Para o especialista, não se trata de falta de vontade das forças de segurança, mas do avanço indiscriminado das facções. “Há trabalho intenso na região da fronteira, mas existem agravamentos. O Brasil não produz maconha, ela virá de algum lugar. O Paraguai é um dos destaques no fornecimento. Vamos ter mais problema na fronteira e os problemas que já são gigantescos ficarão ainda maiores”, destacou.
Breunig avaliou que o impacto é imediato, de fácil análise por quem atua na segurança pública. “Só existe o tráfico porque existe o uso e só existe esse tráfico porque o rendimento vale o risco”.

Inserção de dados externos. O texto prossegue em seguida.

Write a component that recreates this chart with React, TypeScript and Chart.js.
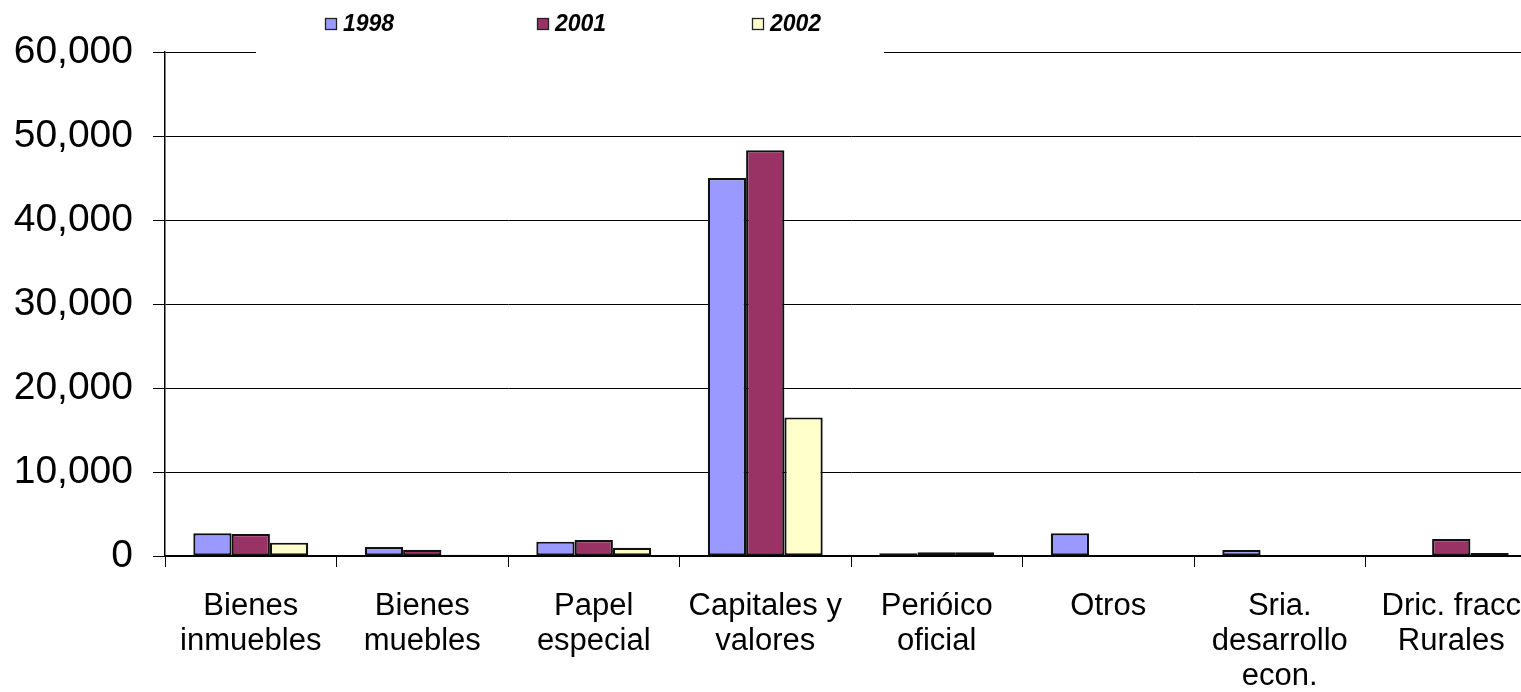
import React, { useEffect, useRef } from "react";
import { Chart, registerables } from "chart.js";

Chart.register(...registerables);

const categories: string[][] = [
  ["Bienes", "inmuebles"],
  ["Bienes", "muebles"],
  ["Papel", "especial"],
  ["Capitales y", "valores"],
  ["Perióico", "oficial"],
  ["Otros"],
  ["Sria.", "desarrollo", "econ."],
  ["Dric. fracc", "Rurales"],
];

const seriesLabels = ["1998", "2001", "2002"];
const values1998: (number | null)[] = [2700, 1070, 1710, 45000, 320, 2700, 710, null];
const values2001: (number | null)[] = [2620, 750, 1900, 48300, 440, null, null, 2020];
const values2002: (number | null)[] = [1590, 160, 990, 16500, 440, null, null, 360];
const seriesColors = ["#9999FF", "#993366", "#FFFFCC"];

const yMin = 0;
const yMax = 60000;
const yStep = 10000;

const FONT = "'Liberation Sans', Arial, sans-serif";

const legendPlugin = {
  id: "customLegend",
  afterDraw(chart: any) {
    const ctx = chart.ctx;
    ctx.save();
    // white legend background that interrupts the top gridline
    ctx.fillStyle = "#ffffff";
    ctx.fillRect(256, 0, 628, chart.chartArea.top + 3);
    const xs = [325, 537, 752];
    const cy = 24;
    ctx.font = `italic bold 23px ${FONT}`;
    ctx.textBaseline = "middle";
    ctx.textAlign = "left";
    chart.data.datasets.forEach((ds: any, i: number) => {
      const x = xs[i];
      ctx.fillStyle = ds.backgroundColor;
      ctx.fillRect(x, cy - 6, 12, 12);
      ctx.strokeStyle = "#222";
      ctx.lineWidth = 1.3;
      ctx.strokeRect(x + 0.5, cy - 5.5, 11, 11);
      ctx.fillStyle = "#000";
      ctx.fillText(ds.label, x + 18, cy + 1);
    });
    ctx.restore();
  },
};

export default function App() {
  const canvasRef = useRef<HTMLCanvasElement | null>(null);

  useEffect(() => {
    document.body.style.margin = "0";
    document.body.style.overflow = "hidden";
    const canvas = canvasRef.current;
    if (!canvas) return;
    const allValues = [values1998, values2001, values2002];
    const chart = new Chart(canvas, {
      type: "bar",
      data: {
        labels: categories,
        datasets: allValues.map((vals, i) => ({
          label: seriesLabels[i],
          data: vals,
          backgroundColor: seriesColors[i],
          borderColor: "#111",
          borderWidth: 2.2,
          borderSkipped: false,
          categoryPercentage: 0.67,
          barPercentage: 1.0,
        })),
      },
      options: {
        animation: false,
        responsive: false,
        maintainAspectRatio: false,
        devicePixelRatio: 1,
        layout: { padding: { top: 52, left: 0, right: 0, bottom: 0 } },
        plugins: {
          legend: { display: false },
          tooltip: { enabled: false },
          title: { display: false },
        },
        scales: {
          x: {
            grid: {
              offset: true,
              drawOnChartArea: false,
              drawTicks: true,
              tickLength: 11,
              color: "#000",
              lineWidth: 1,
            },
            border: { color: "#000", width: 1.5 },
            ticks: {
              color: "#000",
              padding: 22,
              maxRotation: 0,
              autoSkip: false,
              font: { family: FONT, size: 31, lineHeight: 1.13 },
            },
            afterFit(scale: any) {
              scale.height = 136;
              scale.paddingLeft = 0;
              scale.paddingRight = 0;
            },
          },
          y: {
            min: yMin,
            max: yMax,
            grid: {
              color: "#000",
              lineWidth: 1,
              drawTicks: true,
              tickLength: 12,
            },
            border: { color: "#000", width: 1.5 },
            ticks: {
              stepSize: yStep,
              color: "#000",
              padding: 20,
              font: { family: FONT, size: 39 },
              callback: (v: any) => Number(v).toLocaleString("en-US"),
            },
            afterFit(scale: any) {
              scale.width = 165;
            },
          },
        },
      },
      plugins: [legendPlugin],
    });
    return () => chart.destroy();
  }, []);

  return (
    <div
      style={{
        position: "fixed",
        left: 0,
        top: 0,
        width: 1521,
        height: 692,
        overflow: "hidden",
        background: "#fff",
      }}
    >
      <canvas
        ref={canvasRef}
        width={1537}
        height={692}
        style={{ width: 1537, height: 692, display: "block" }}
      />
    </div>
  );
}
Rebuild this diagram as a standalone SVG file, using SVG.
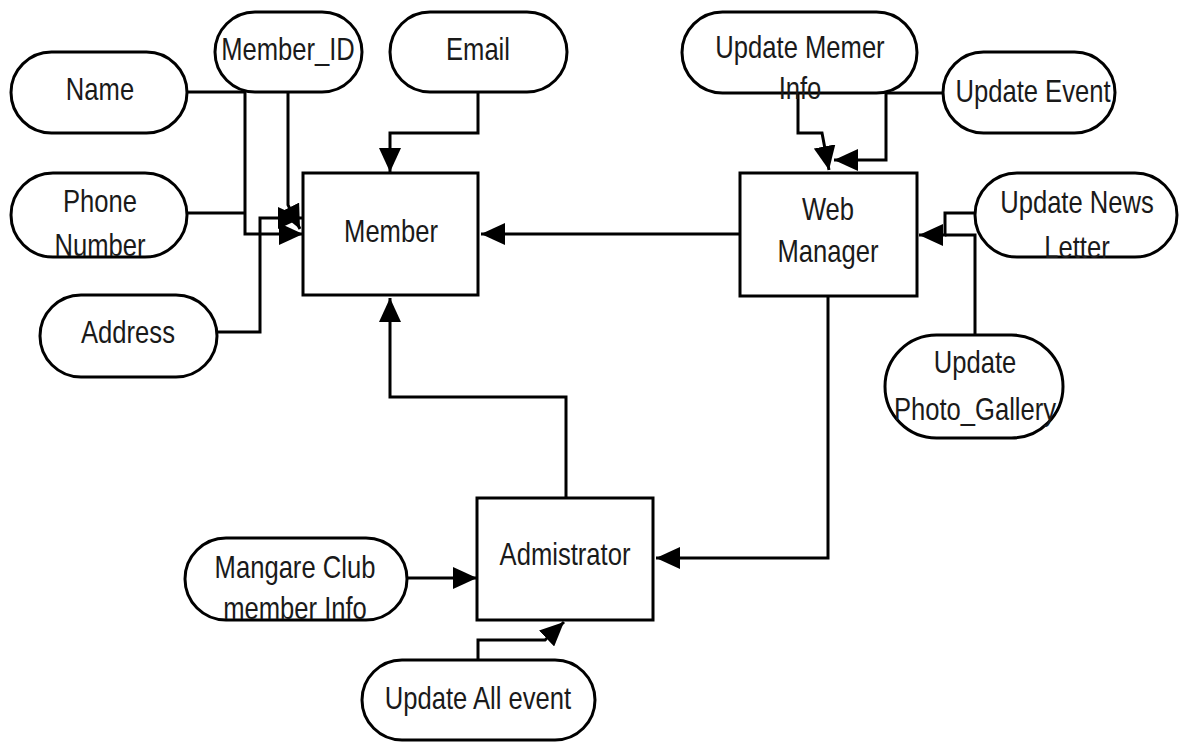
<svg xmlns="http://www.w3.org/2000/svg" width="1179" height="742" viewBox="0 0 1179 742">
<defs>
<style>
.pill{fill:#fff;stroke:#000;stroke-width:3}
.box{fill:#fff;stroke:#000;stroke-width:3}
.t{font-family:"Liberation Sans",Arial,sans-serif;font-size:32px;fill:#1a1a1a;text-anchor:middle}
.c{fill:none;stroke:#000;stroke-width:3}
.a{marker-end:url(#ah)}
</style>
<marker id="ah" markerUnits="userSpaceOnUse" markerWidth="26" markerHeight="22" refX="24" refY="11" orient="auto">
<path d="M0,0 L24,11 L0,22 z" fill="#000"/>
</marker>
</defs>
<rect width="1179" height="742" fill="#fff"/>
<g id="connectors">
<path class="c" d="M187,92 H245"/>
<path class="c" d="M187,213 H245"/>
<path class="c a" d="M245,92 V234 H303"/>
<path class="c a" d="M288,92 V205 L300,229"/>
<path class="c a" d="M217,332 H260 V218 H302"/>
<path class="c a" d="M478,92 V133 H390 V172"/>
<path class="c a" d="M740,234 H481"/>
<path class="c a" d="M798,93 V133 H822 L829,170"/>
<path class="c a" d="M943,93 H886 V160 H834"/>
<path class="c a" d="M975,213 H945 V235 H919"/>
<path class="c" d="M975,335 V235 H945"/>
<path class="c a" d="M828,296 V558 H656"/>
<path class="c a" d="M566,498 V397 H390 V298"/>
<path class="c a" d="M407,578 H477"/>
<path class="c a" d="M478,660 V640 H545 L564,622"/>
</g>
<g id="name"><rect class="pill" x="11" y="52" width="176" height="81" rx="40.5"/><text class="t" transform="translate(100,100) scale(0.8,1)">Name</text></g>
<g id="member_id"><rect class="pill" x="215" y="12" width="147" height="80" rx="40"/><text class="t" transform="translate(288,60) scale(0.8,1)">Member_ID</text></g>
<g id="email"><rect class="pill" x="390" y="12" width="177" height="80" rx="40"/><text class="t" transform="translate(478,60) scale(0.8,1)">Email</text></g>
<g id="phone"><rect class="pill" x="11" y="173" width="176" height="84" rx="42"/><text class="t" transform="translate(100,212) scale(0.8,1)">Phone</text><text class="t" transform="translate(100,256) scale(0.8,1)">Number</text></g>
<g id="address"><rect class="pill" x="40" y="295" width="177" height="82" rx="41"/><text class="t" transform="translate(128,343) scale(0.8,1)">Address</text></g>
<g id="member"><rect class="box" x="303" y="173" width="175" height="122"/><text class="t" transform="translate(391,242) scale(0.8,1)">Member</text></g>
<g id="web_manager"><rect class="box" x="740" y="173" width="177" height="123"/><text class="t" transform="translate(828,220) scale(0.8,1)">Web</text><text class="t" transform="translate(828,262) scale(0.8,1)">Manager</text></g>
<g id="update_member_info"><rect class="pill" x="682" y="12" width="235" height="81" rx="40.5"/><text class="t" transform="translate(800,58) scale(0.8,1)">Update Memer</text><text class="t" transform="translate(800,99) scale(0.8,1)">Info</text></g>
<g id="update_event"><rect class="pill" x="943" y="52" width="172" height="81" rx="40.5"/><text class="t" transform="translate(1033,102) scale(0.8,1)">Update Event</text></g>
<g id="update_news"><rect class="pill" x="975" y="173" width="202" height="84" rx="42"/><text class="t" transform="translate(1077,213) scale(0.8,1)">Update News</text><text class="t" transform="translate(1077,258) scale(0.8,1)">Letter</text></g>
<g id="update_photo"><rect class="pill" x="885" y="335" width="178" height="103" rx="51.5"/><text class="t" transform="translate(975,373) scale(0.8,1)">Update</text><text class="t" transform="translate(975,420) scale(0.8,1)">Photo_Gallery</text></g>
<g id="administrator"><rect class="box" x="477" y="498" width="176" height="122"/><text class="t" transform="translate(565,565) scale(0.8,1)">Admistrator</text></g>
<g id="manage_club"><rect class="pill" x="185" y="538" width="222" height="82" rx="41"/><text class="t" transform="translate(295,578) scale(0.8,1)">Mangare Club</text><text class="t" transform="translate(295,619) scale(0.8,1)">member Info</text></g>
<g id="update_all_event"><rect class="pill" x="362" y="660" width="233" height="80" rx="40"/><text class="t" transform="translate(478,709) scale(0.8,1)">Update All event</text></g>
</svg>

Para o coronel da reserva da PM, a legislação e o Estado brasileiro concedem benefícios aos criminosos, promovendo uma espécie de estímulo. “E não é só para o tráfico. Temos benefícios que incentivam a criminalidade. Isso acaba fazendo com que o risco criminal seja menor diante de um lucro bastante grande. Para os marginais vale a pena e fica o risco para a polícia e para a sociedade”, afirmou.
Paraná é porta de entrada para o tráfico, reconhece governo federal
O governo federal reconhece a exposição da tríplice fronteira entre Brasil, Paraguai e Argentina, confirmando que a posição geográfica estratégica do Paraná se torna porta de entrada para o tráfico de drogas. “A extensa fronteira do estado com países vizinhos, como Paraguai e Argentina, facilita o escoamento de drogas para o interior do país”, informou.
Para a PRF, o salto significativo nas apreensões neste ano corresponde a um conjunto de medidas estratégicas que passam por capacitação dos profissionais, uso de inteligência policial e cooperação entre órgãos de segurança. “O uso da inteligência policial se tornou uma ferramenta importante no combate ao tráfico de drogas. Por meio da análise de dados, a PRF consegue identificar os principais focos do tráfico e direcionar suas ações de forma mais eficaz, com abordagens com maior assertividade”, descreveu a corporação.